What is needed – Give every line of the data again, unchanged, but with no pictures.

** start Raw data **

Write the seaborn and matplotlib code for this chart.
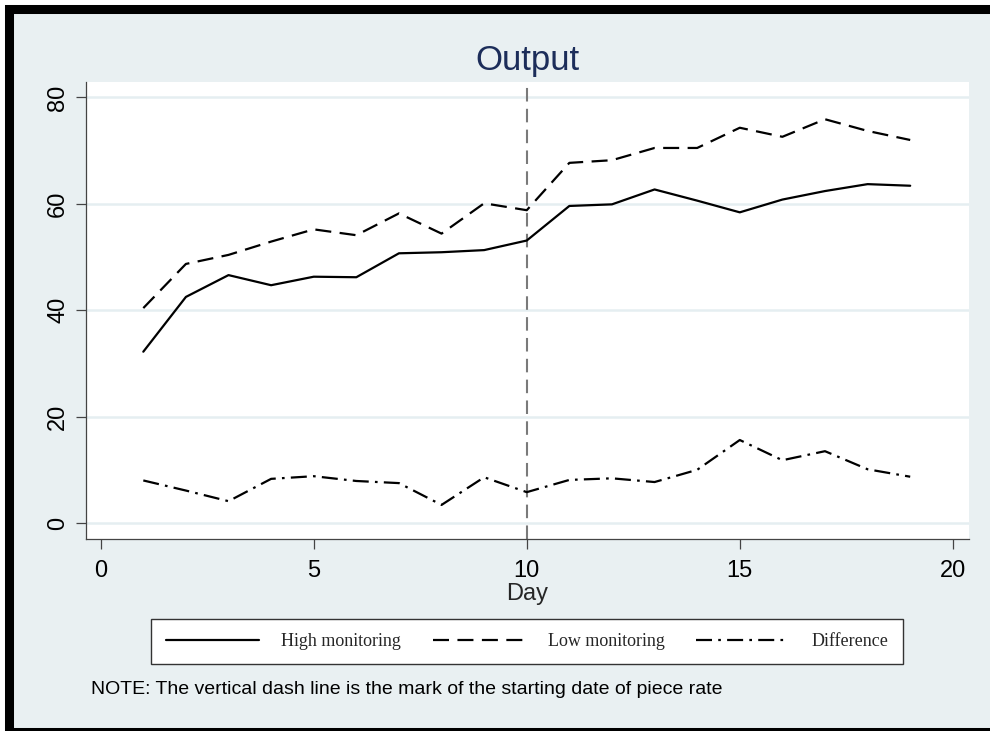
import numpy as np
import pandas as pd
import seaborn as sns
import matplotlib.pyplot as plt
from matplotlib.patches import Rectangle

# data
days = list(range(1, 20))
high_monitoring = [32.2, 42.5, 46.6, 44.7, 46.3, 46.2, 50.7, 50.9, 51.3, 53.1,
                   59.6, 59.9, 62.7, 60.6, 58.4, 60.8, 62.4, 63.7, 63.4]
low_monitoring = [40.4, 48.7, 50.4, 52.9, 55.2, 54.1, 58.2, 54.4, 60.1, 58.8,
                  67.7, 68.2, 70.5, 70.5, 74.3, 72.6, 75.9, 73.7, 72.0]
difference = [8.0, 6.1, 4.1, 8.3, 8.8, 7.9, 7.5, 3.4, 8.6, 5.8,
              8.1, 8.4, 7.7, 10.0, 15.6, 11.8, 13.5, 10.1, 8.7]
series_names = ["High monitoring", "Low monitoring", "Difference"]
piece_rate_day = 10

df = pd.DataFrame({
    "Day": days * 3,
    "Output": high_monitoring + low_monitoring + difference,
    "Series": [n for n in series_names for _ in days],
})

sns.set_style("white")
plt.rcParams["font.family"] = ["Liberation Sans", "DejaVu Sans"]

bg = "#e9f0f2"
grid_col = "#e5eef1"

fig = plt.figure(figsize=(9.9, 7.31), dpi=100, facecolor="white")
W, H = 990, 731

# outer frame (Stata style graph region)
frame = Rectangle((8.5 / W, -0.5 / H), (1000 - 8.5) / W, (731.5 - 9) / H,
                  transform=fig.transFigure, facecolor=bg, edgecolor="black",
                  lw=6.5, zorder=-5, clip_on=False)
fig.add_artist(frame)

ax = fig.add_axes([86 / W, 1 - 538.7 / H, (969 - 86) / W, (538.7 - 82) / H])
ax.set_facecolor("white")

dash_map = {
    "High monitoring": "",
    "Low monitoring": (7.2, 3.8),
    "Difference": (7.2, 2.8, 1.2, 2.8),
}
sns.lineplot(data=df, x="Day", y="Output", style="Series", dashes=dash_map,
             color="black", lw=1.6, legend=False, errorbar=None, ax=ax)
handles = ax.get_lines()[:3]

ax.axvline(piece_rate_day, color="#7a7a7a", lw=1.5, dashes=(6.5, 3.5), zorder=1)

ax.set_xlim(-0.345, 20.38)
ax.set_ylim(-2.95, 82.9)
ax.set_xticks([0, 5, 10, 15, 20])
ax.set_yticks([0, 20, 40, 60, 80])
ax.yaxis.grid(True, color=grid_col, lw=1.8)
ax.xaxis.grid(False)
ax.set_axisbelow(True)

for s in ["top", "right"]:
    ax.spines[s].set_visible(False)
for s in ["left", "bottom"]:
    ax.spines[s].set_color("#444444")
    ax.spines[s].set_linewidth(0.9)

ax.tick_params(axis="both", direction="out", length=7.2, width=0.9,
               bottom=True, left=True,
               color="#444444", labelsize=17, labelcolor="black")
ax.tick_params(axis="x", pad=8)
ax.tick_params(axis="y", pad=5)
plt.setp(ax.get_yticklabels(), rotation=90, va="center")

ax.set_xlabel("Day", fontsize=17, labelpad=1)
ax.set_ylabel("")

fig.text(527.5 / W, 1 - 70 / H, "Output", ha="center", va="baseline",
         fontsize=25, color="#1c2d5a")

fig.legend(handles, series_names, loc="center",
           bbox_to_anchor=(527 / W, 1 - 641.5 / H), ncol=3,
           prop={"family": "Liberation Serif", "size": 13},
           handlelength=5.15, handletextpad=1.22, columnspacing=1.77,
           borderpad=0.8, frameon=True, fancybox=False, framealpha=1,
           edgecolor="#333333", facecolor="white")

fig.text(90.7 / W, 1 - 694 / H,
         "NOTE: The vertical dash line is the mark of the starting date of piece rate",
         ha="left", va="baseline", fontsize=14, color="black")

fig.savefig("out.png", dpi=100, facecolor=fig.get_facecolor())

** end Raw data **

Full answer –
Write the seaborn and matplotlib code for this chart.
import numpy as np
import pandas as pd
import seaborn as sns
import matplotlib.pyplot as plt
from matplotlib.patches import Rectangle

# data
days = list(range(1, 20))
high_monitoring = [32.2, 42.5, 46.6, 44.7, 46.3, 46.2, 50.7, 50.9, 51.3, 53.1,
                   59.6, 59.9, 62.7, 60.6, 58.4, 60.8, 62.4, 63.7, 63.4]
low_monitoring = [40.4, 48.7, 50.4, 52.9, 55.2, 54.1, 58.2, 54.4, 60.1, 58.8,
                  67.7, 68.2, 70.5, 70.5, 74.3, 72.6, 75.9, 73.7, 72.0]
difference = [8.0, 6.1, 4.1, 8.3, 8.8, 7.9, 7.5, 3.4, 8.6, 5.8,
              8.1, 8.4, 7.7, 10.0, 15.6, 11.8, 13.5, 10.1, 8.7]
series_names = ["High monitoring", "Low monitoring", "Difference"]
piece_rate_day = 10

df = pd.DataFrame({
    "Day": days * 3,
    "Output": high_monitoring + low_monitoring + difference,
    "Series": [n for n in series_names for _ in days],
})

sns.set_style("white")
plt.rcParams["font.family"] = ["Liberation Sans", "DejaVu Sans"]

bg = "#e9f0f2"
grid_col = "#e5eef1"

fig = plt.figure(figsize=(9.9, 7.31), dpi=100, facecolor="white")
W, H = 990, 731

# outer frame (Stata style graph region)
frame = Rectangle((8.5 / W, -0.5 / H), (1000 - 8.5) / W, (731.5 - 9) / H,
                  transform=fig.transFigure, facecolor=bg, edgecolor="black",
                  lw=6.5, zorder=-5, clip_on=False)
fig.add_artist(frame)

ax = fig.add_axes([86 / W, 1 - 538.7 / H, (969 - 86) / W, (538.7 - 82) / H])
ax.set_facecolor("white")

dash_map = {
    "High monitoring": "",
    "Low monitoring": (7.2, 3.8),
    "Difference": (7.2, 2.8, 1.2, 2.8),
}
sns.lineplot(data=df, x="Day", y="Output", style="Series", dashes=dash_map,
             color="black", lw=1.6, legend=False, errorbar=None, ax=ax)
handles = ax.get_lines()[:3]

ax.axvline(piece_rate_day, color="#7a7a7a", lw=1.5, dashes=(6.5, 3.5), zorder=1)

ax.set_xlim(-0.345, 20.38)
ax.set_ylim(-2.95, 82.9)
ax.set_xticks([0, 5, 10, 15, 20])
ax.set_yticks([0, 20, 40, 60, 80])
ax.yaxis.grid(True, color=grid_col, lw=1.8)
ax.xaxis.grid(False)
ax.set_axisbelow(True)

for s in ["top", "right"]:
    ax.spines[s].set_visible(False)
for s in ["left", "bottom"]:
    ax.spines[s].set_color("#444444")
    ax.spines[s].set_linewidth(0.9)

ax.tick_params(axis="both", direction="out", length=7.2, width=0.9,
               bottom=True, left=True,
               color="#444444", labelsize=17, labelcolor="black")
ax.tick_params(axis="x", pad=8)
ax.tick_params(axis="y", pad=5)
plt.setp(ax.get_yticklabels(), rotation=90, va="center")

ax.set_xlabel("Day", fontsize=17, labelpad=1)
ax.set_ylabel("")

fig.text(527.5 / W, 1 - 70 / H, "Output", ha="center", va="baseline",
         fontsize=25, color="#1c2d5a")

fig.legend(handles, series_names, loc="center",
           bbox_to_anchor=(527 / W, 1 - 641.5 / H), ncol=3,
           prop={"family": "Liberation Serif", "size": 13},
           handlelength=5.15, handletextpad=1.22, columnspacing=1.77,
           borderpad=0.8, frameon=True, fancybox=False, framealpha=1,
           edgecolor="#333333", facecolor="white")

fig.text(90.7 / W, 1 - 694 / H,
         "NOTE: The vertical dash line is the mark of the starting date of piece rate",
         ha="left", va="baseline", fontsize=14, color="black")

fig.savefig("out.png", dpi=100, facecolor=fig.get_facecolor())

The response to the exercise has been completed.